* _Exercise instructions_
Extract word for word the lines of the listing from its start to the line holding "plt.rcParams['font.family'] = ['Noto", both ends kept; pictures are not part of the copy.

* _Information supplied_

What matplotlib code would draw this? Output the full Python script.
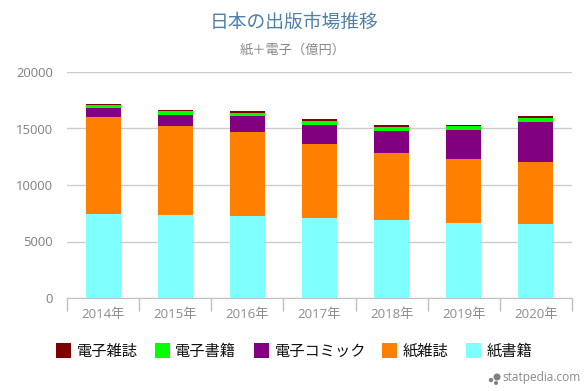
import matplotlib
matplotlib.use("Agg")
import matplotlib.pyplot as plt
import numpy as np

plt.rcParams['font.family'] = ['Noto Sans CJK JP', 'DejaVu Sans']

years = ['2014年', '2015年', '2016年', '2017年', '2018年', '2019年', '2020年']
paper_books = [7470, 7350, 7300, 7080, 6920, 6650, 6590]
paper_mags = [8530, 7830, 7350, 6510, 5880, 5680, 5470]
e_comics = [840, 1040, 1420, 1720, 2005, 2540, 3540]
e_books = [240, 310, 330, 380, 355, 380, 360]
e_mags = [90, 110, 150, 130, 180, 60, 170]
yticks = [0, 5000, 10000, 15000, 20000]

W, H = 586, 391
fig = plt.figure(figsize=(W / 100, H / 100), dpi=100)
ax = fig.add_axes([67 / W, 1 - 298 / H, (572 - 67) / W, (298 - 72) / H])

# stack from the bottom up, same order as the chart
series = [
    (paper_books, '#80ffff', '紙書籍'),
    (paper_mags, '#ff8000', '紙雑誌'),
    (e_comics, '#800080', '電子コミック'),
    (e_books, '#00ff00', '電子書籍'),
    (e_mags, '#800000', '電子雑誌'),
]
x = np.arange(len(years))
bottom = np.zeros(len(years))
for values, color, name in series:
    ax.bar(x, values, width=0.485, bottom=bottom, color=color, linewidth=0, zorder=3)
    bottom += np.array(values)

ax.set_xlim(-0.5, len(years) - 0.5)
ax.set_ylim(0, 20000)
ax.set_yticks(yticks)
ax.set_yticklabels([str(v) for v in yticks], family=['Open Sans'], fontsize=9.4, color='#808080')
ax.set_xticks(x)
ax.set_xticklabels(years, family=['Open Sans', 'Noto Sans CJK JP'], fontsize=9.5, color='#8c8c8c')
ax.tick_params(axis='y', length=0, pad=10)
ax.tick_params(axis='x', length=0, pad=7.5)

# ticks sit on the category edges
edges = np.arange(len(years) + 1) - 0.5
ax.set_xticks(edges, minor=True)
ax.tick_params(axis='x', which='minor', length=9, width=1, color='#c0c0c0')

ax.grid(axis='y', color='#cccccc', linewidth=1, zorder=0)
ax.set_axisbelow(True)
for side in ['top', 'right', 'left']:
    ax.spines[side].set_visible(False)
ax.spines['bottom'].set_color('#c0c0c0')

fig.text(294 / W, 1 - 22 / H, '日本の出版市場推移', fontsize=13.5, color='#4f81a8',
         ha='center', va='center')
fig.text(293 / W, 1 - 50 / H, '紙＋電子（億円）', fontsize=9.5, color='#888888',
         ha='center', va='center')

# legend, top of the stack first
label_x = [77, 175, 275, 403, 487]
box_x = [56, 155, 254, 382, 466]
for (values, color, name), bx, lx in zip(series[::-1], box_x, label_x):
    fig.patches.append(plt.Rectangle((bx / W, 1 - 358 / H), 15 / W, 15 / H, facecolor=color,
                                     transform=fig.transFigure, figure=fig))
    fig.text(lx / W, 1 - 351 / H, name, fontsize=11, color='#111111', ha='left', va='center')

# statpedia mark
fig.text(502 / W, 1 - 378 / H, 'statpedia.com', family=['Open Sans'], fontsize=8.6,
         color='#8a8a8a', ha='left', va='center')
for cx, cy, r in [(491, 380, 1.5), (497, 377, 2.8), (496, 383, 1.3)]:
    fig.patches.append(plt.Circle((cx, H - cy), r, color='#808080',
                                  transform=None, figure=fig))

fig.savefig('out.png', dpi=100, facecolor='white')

* _Exercise result_
What matplotlib code would draw this? Output the full Python script.
import matplotlib
matplotlib.use("Agg")
import matplotlib.pyplot as plt
import numpy as np

plt.rcParams['font.family'] = ['Noto Sans CJK JP', 'DejaVu Sans']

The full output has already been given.